Understanding the LMRDA's reporting and disclosure requirements is important to employers and unions alike. In addition to increased time and costs associated with providing the DOL with disclosure forms for every conversation with legal counsel, the Act provides for not only civil, but also criminal penalties for failure to adhere to its provisions. In fact, the Act allows for penalties of up to $10,000 and even one year in prison for flagrant violations.

Until the Final Rule is published, all of these changes are subject to change (whether more or less restrictive), yet the Final Rule is anticipated to follow the proposed rule's overall framework.

The Persuader Rule was first proposed in June 2011 and was met with fierce opposition, leading many to believe it had been dropped by the DOL when activity ceased in the fall of 2011. However, the OMB's Office of Information and Regulatory Affairs reported that the Rule will be finalized through OMB in early 2016, with implementation likely following within 60 to 90 days thereafter.

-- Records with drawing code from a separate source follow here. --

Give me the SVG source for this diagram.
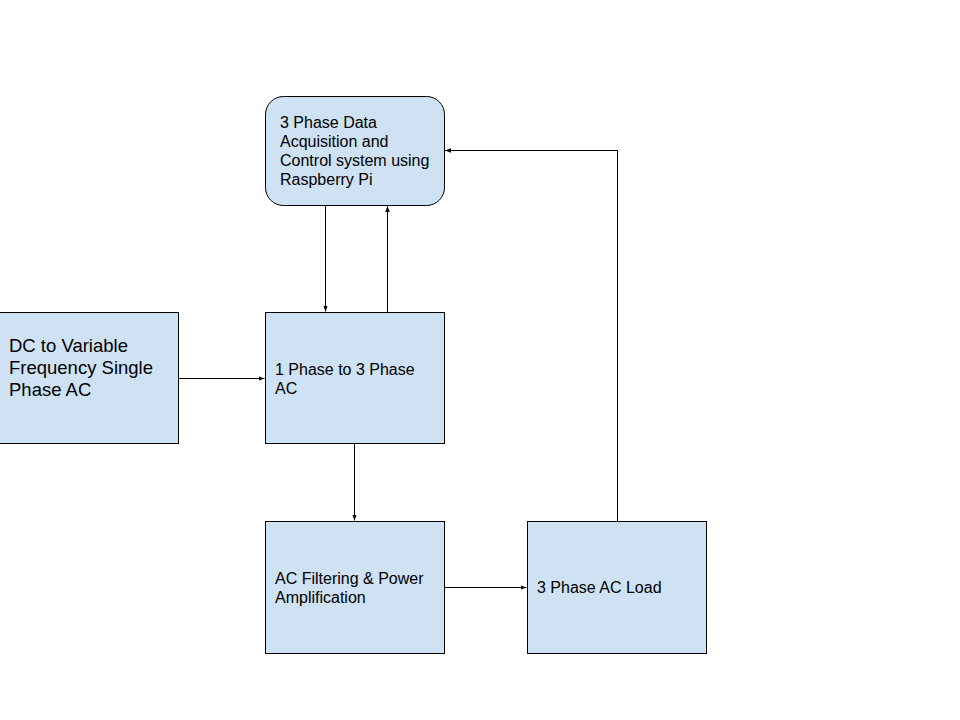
<svg xmlns="http://www.w3.org/2000/svg" width="960" height="720" viewBox="0 0 960 720">
  <style>
    .box { fill: #cfe2f3; stroke: #000; stroke-width: 1; }
    .lbl { font-family: "Liberation Sans", Arial, sans-serif; font-size: 16px; fill: #000; }
    .big { font-size: 18.5px; }
    .wire { fill: none; stroke: #000; stroke-width: 1; marker-end: url(#arrow); }
  </style>
  <defs>
    <marker id="arrow" viewBox="0 0 8 6" refX="8" refY="3" markerWidth="6" markerHeight="4.5" markerUnits="userSpaceOnUse" orient="auto">
      <path d="M0,0 L8,3 L0,6 z" fill="#000"/>
    </marker>
  </defs>
  <rect width="960" height="720" fill="#fff"/>

  <g id="connectors">
    <path class="wire" d="M325.5,205.5 V311.5"/>
    <path class="wire" d="M387.5,312 V206"/>
    <path class="wire" d="M178.5,378.5 H264.5"/>
    <path class="wire" d="M354.5,443.5 V520.5"/>
    <path class="wire" d="M444.5,587.5 H526.5"/>
    <path class="wire" d="M617.5,521 V150.5 H445"/>
  </g>

  <g id="daq">
    <rect class="box" x="265.5" y="96.5" width="179" height="109" rx="18" ry="18"/>
    <text class="lbl" x="280" y="128">3 Phase Data</text>
    <text class="lbl" x="280" y="147">Acquisition and</text>
    <text class="lbl" x="280" y="166">Control system using</text>
    <text class="lbl" x="280" y="185">Raspberry Pi</text>
  </g>

  <g id="dc-source">
    <rect class="box" x="-1" y="312.5" width="179.5" height="131"/>
    <text class="lbl big" x="9" y="352">DC to Variable</text>
    <text class="lbl big" x="9" y="374">Frequency Single</text>
    <text class="lbl big" x="9" y="396">Phase AC</text>
  </g>

  <g id="phase-converter">
    <rect class="box" x="265.5" y="312.5" width="179" height="131"/>
    <text class="lbl" x="275" y="375">1 Phase to 3 Phase</text>
    <text class="lbl" x="275" y="394">AC</text>
  </g>

  <g id="filter-amp">
    <rect class="box" x="265.5" y="521.5" width="179" height="132"/>
    <text class="lbl" x="275" y="584">AC Filtering &amp; Power</text>
    <text class="lbl" x="275" y="603">Amplification</text>
  </g>

  <g id="load">
    <rect class="box" x="527.5" y="521.5" width="179" height="132"/>
    <text class="lbl" x="537" y="593">3 Phase AC Load</text>
  </g>
</svg>
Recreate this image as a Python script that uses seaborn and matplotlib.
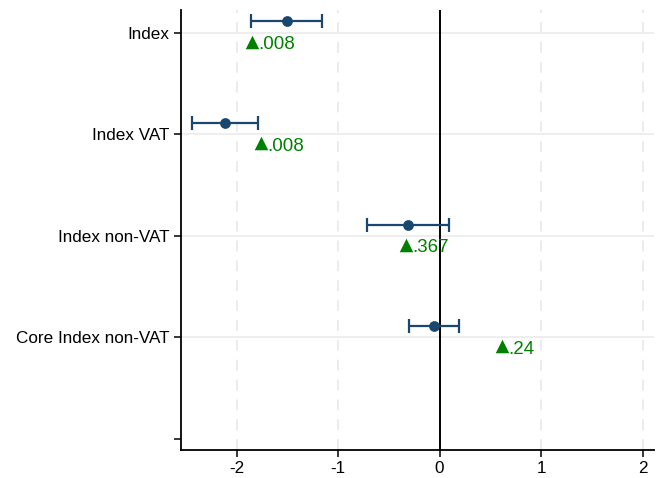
import numpy as np
import pandas as pd
import seaborn as sns
import matplotlib.pyplot as plt

# coefficient estimates with 95% CI, and a second estimate (triangle) with its p-value label
categories = ["Index", "Index VAT", "Index non-VAT", "Core Index non-VAT"]
coef = [-1.507, -2.118, -0.315, -0.059]
ci_low = [-1.862, -2.443, -0.719, -0.305]
ci_high = [-1.163, -1.793, 0.089, 0.187]
tri_x = [-1.85, -1.764, -0.335, 0.611]
tri_labels = [".008", ".008", ".367", ".24"]

navy = "#1a476f"
green = "#008000"

pos = np.arange(1, len(categories) + 1)
df = pd.DataFrame({"cat": categories, "pos": pos, "coef": coef,
                   "lo": ci_low, "hi": ci_high, "tri": tri_x, "lab": tri_labels})
df["ypt"] = df["pos"] - 0.11
df["ytri"] = df["pos"] + 0.09

sns.set_style("white")
plt.rcParams["font.family"] = ["Liberation Sans", "DejaVu Sans"]

fig = plt.figure(figsize=(6.65, 4.78), dpi=100)
ax = fig.add_axes([0.272, 0.0586, 0.711, 0.92])

# grid
for v in [-2, -1, 1, 2]:
    ax.axvline(v, color="#ebebeb", lw=1.3, ls=(0, (6, 5)), zorder=0)
for p in pos:
    ax.axhline(p, color="#ebebeb", lw=1.2, zorder=0)
ax.axvline(0, color="black", lw=1.4, zorder=1)

ax.errorbar(df["coef"], df["ypt"],
            xerr=[df["coef"] - df["lo"], df["hi"] - df["coef"]],
            fmt="none", ecolor=navy, elinewidth=1.6, capsize=5, capthick=1.6, zorder=2)
sns.scatterplot(data=df, x="coef", y="ypt", ax=ax, color=navy, s=60,
                edgecolor=navy, linewidth=0, zorder=3)
sns.scatterplot(data=df, x="tri", y="ytri", ax=ax, color=green, marker="^", s=95,
                edgecolor=green, linewidth=0, zorder=3)
for _, r in df.iterrows():
    ax.annotate(r["lab"], (r["tri"], r["ytri"]), xytext=(4.5, -2), textcoords="offset points",
                ha="left", va="center", color=green, fontsize=13.5)

ax.set_xlim(-2.55, 2.11)
ax.set_ylim(5.11, 0.78)
ax.set_xticks([-2, -1, 0, 1, 2])
ax.set_xticklabels(["-2", "-1", "0", "1", "2"])
ax.set_yticks(list(pos) + [5])
ax.set_yticklabels(categories + [""])
ax.set_xlabel("")
ax.set_ylabel("")
ax.tick_params(axis="both", direction="out", length=5, width=1.1, labelsize=12.3,
               colors="black", left=True, bottom=True, pad=3)
for s in ["top", "right"]:
    ax.spines[s].set_visible(False)
for s in ["left", "bottom"]:
    ax.spines[s].set_color("black")
    ax.spines[s].set_linewidth(1.3)

fig.savefig("out.png", dpi=100)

Prudent employers and human resource managers won't wait to familiarize themselves with these changes due to the significant penalties associated with any subsequent violations. Preparing your company for supervisor training, obtaining written materials for speeches and publications regarding unionization, and updating company policies should be completed, if at all possible, before the implementation of this Rule in order to take advantage of outside labor counsel.